= Artificial Intelligence (series) =

Series of albums

Artificial Intelligence is a series of albums by Warp Records released from 1992–1994 to exhibit the capabilities and sounds of electronic music. Warp described the new (post-rave electronic) music as "electronic listening music" to clarify that it was meant more for the mind than the body. The sleevenote on the 1992 compilation said "Are you sitting comfortably? Artificial Intelligence is for long journeys, quiet nights and club drowsy dawns. Listen with an open mind." The series is remarkable for its inclusion of groups and individuals who later became leaders in modern electronic music, techno, and ambient, such as Alex Paterson, Plaid, Richard D. James, Richie Hawtin, and Autechre. Every album in the series, aside from Dimension Intrusion, has its name enclosed in parentheses on its cover.

== Releases ==
- Artificial Intelligence (1992) – various artists
- Surfing on Sine Waves (1993) – Polygon Window
- Bytes (1993) – Black Dog Productions
- Electro-Soma (1993) – B12
- Dimension Intrusion (1993) – F.U.S.E.
- Ginger (1993) – Speedy J
- Incunabula (1993) – Autechre
- Artificial Intelligence II (1994) – various artists
- Motion (video) – various artists

== Background ==
When asked about the series in a 2016 interview with online electronic music journal Resident Advisor, Sean Booth of Autechre said that,I dunno, I didn't come up with Artificial Intelligence. You'd have to ask [Warp founder] Rob Mitchell and he's not around any more! I think it was a joke, really. There was a definite tongue-in-cheek thing going on with the AI series initially, everyone knew it was a bit silly. But we were enjoying doing it. Thing is, almost all the artists on that first AI compilation are just like us, they were regular kids, they're not intelligent people particularly. Richard [D. James] is a fucking blagger, Richie Hawtin too... I don't know how the fuck he gets away with the things he does! Alex Paterson, people like that, they're not known for being intellectually powerful, they're just fucking good musicians.
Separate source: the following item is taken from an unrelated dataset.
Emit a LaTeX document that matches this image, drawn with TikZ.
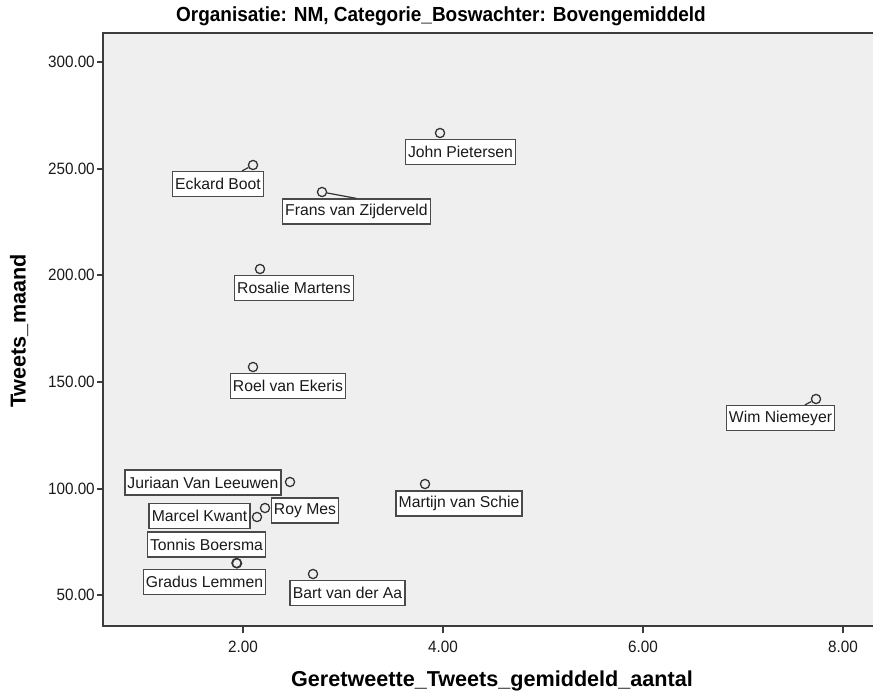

Each of the albums was released on vinyl, cassette and CD; each of the artist albums was also released on limited edition coloured or transparent vinyl. The video release Motion, released on VHS (and LaserDisc in Japan), mostly contained tracks from Artificial Intelligence II. Each release except Ginger was distributed in the United States by TVT/Wax Trax! Records.